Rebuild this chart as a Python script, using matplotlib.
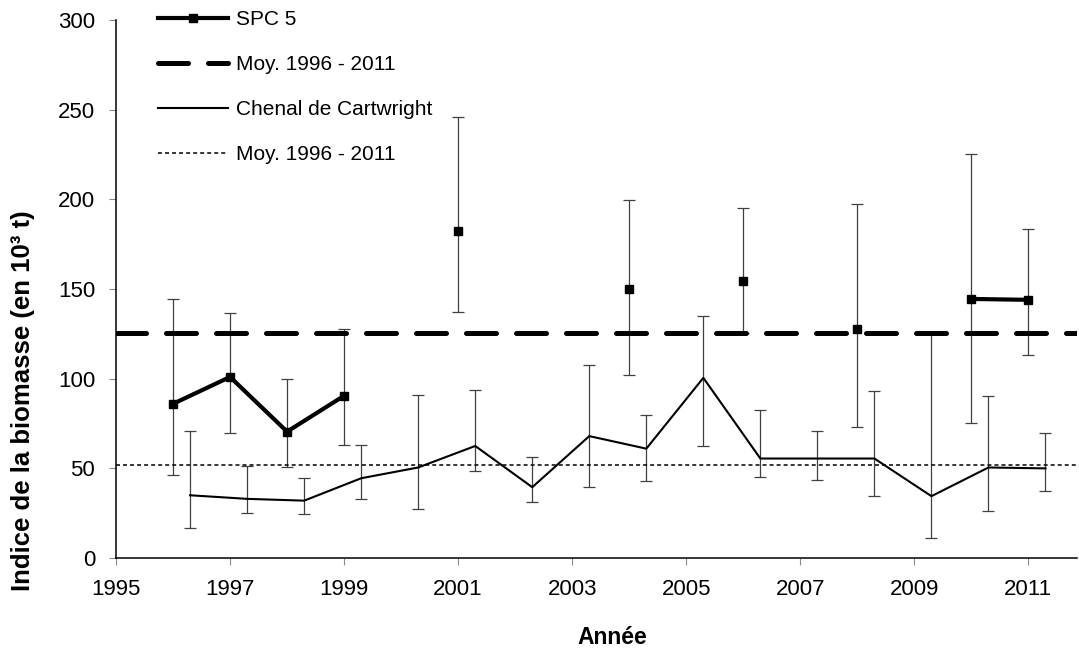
import numpy as np
import matplotlib.pyplot as plt

plt.rcParams['font.family'] = ['Liberation Sans', 'DejaVu Sans']

# SPC 5 (NaN = pas de relevé)
annees = np.arange(1996, 2012)
spc5 = [86, 101, 70.5, 90.5, np.nan, 182.5, np.nan, np.nan, 150, np.nan, 154.5, np.nan, 127.5, np.nan, 144.5, 144]
spc5_haut = [144.5, 136.5, 100, 128, np.nan, 246, np.nan, np.nan, 199.5, np.nan, 195, np.nan, 197.5, np.nan, 225.5, 183.5]
spc5_bas = [46.5, 70, 50.5, 63, np.nan, 137, np.nan, np.nan, 102, np.nan, 125.5, np.nan, 73, np.nan, 75.5, 113]
moy_spc5 = 125.5

# Chenal de Cartwright
cart = [35, 33, 32, 44.5, 50.5, 62.5, 39.5, 68, 61, 100.5, 55.5, 55.5, 55.5, 34.5, 50.5, 50]
cart_haut = [71, 51.5, 44.5, 63, 91, 93.5, 56.5, 107.5, 80, 135, 82.5, 71, 93, 125, 90.5, 69.5]
cart_bas = [17, 25, 24.5, 33, 27.5, 48.5, 31, 39.5, 43, 62.5, 45, 43.5, 34.5, 11, 26, 37.5]
moy_cart = 52

spc5 = np.array(spc5)
cart = np.array(cart)
x_cart = annees + 0.3

fig = plt.figure(figsize=(10.79, 6.5), dpi=100)
ax = fig.add_axes([0.1075, 0.1415, 0.8905, 0.8275])

ecart_col = '#404040'
ok = ~np.isnan(spc5)
ax.errorbar(annees[ok], spc5[ok],
            yerr=[spc5[ok] - np.array(spc5_bas)[ok], np.array(spc5_haut)[ok] - spc5[ok]],
            fmt='none', ecolor=ecart_col, elinewidth=0.9, capsize=4.5, capthick=0.9, zorder=2)
ax.errorbar(x_cart, cart, yerr=[cart - np.array(cart_bas), np.array(cart_haut) - cart],
            fmt='none', ecolor=ecart_col, elinewidth=0.9, capsize=4.5, capthick=0.9, zorder=2)

ax.plot(annees, spc5, color='black', lw=3, marker='s', ms=5.5, label='SPC 5', zorder=4)
ax.axhline(moy_spc5, color='black', lw=3.6, dashes=(6, 4), dash_capstyle='round',
           label='Moy. 1996 - 2011', zorder=3)
ax.plot(x_cart, cart, color='black', lw=1.5, label='Chenal de Cartwright', zorder=4)
ax.axhline(moy_cart, color='black', lw=1.1, dashes=(2.6, 2), label='Moy. 1996 - 2011', zorder=3)

ax.set_xlim(1995, 2011.85)
ax.set_ylim(0, 300)
ax.set_xticks(np.arange(1995, 2012, 2))
ax.set_yticks(np.arange(0, 301, 50))
ax.tick_params(axis='both', labelsize=16, direction='out', length=5, width=0.8, colors='#888888',
               labelcolor='black')
ax.tick_params(axis='x', pad=10)
ax.tick_params(axis='y', pad=10)
for s in ['top', 'right']:
    ax.spines[s].set_visible(False)
for s in ['left', 'bottom']:
    ax.spines[s].set_linewidth(1.1)

ax.set_ylabel('Indice de la biomasse (en 10³ t)', fontsize=18.5, fontweight='bold', va='center')
ax.yaxis.set_label_coords(-0.097, 0.292)
ax.set_xlabel('Année', fontsize=16.5, fontweight='bold', va='center')
ax.xaxis.set_label_coords(0.517, -0.147)

ax.legend(loc='upper left', bbox_to_anchor=(0.0437, 1.018), frameon=False, fontsize=15,
          handlelength=3.37, handletextpad=0.38, labelspacing=1.24, borderaxespad=0,
          borderpad=0)

fig.savefig('out.png', dpi=100)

____________________

(EXERCISE REQUIREMENTS) Omitting all pictures, restate exactly the lines of the material from its start through the line that contains "ax = fig.add_axes([0.1075, 0.1415, 0.8905, 0.8275])".

(EXERCISE RESPONSE)
Rebuild this chart as a Python script, using matplotlib.
import numpy as np
import matplotlib.pyplot as plt

plt.rcParams['font.family'] = ['Liberation Sans', 'DejaVu Sans']

# SPC 5 (NaN = pas de relevé)
annees = np.arange(1996, 2012)
spc5 = [86, 101, 70.5, 90.5, np.nan, 182.5, np.nan, np.nan, 150, np.nan, 154.5, np.nan, 127.5, np.nan, 144.5, 144]
spc5_haut = [144.5, 136.5, 100, 128, np.nan, 246, np.nan, np.nan, 199.5, np.nan, 195, np.nan, 197.5, np.nan, 225.5, 183.5]
spc5_bas = [46.5, 70, 50.5, 63, np.nan, 137, np.nan, np.nan, 102, np.nan, 125.5, np.nan, 73, np.nan, 75.5, 113]
moy_spc5 = 125.5

# Chenal de Cartwright
cart = [35, 33, 32, 44.5, 50.5, 62.5, 39.5, 68, 61, 100.5, 55.5, 55.5, 55.5, 34.5, 50.5, 50]
cart_haut = [71, 51.5, 44.5, 63, 91, 93.5, 56.5, 107.5, 80, 135, 82.5, 71, 93, 125, 90.5, 69.5]
cart_bas = [17, 25, 24.5, 33, 27.5, 48.5, 31, 39.5, 43, 62.5, 45, 43.5, 34.5, 11, 26, 37.5]
moy_cart = 52

spc5 = np.array(spc5)
cart = np.array(cart)
x_cart = annees + 0.3

fig = plt.figure(figsize=(10.79, 6.5), dpi=100)
ax = fig.add_axes([0.1075, 0.1415, 0.8905, 0.8275])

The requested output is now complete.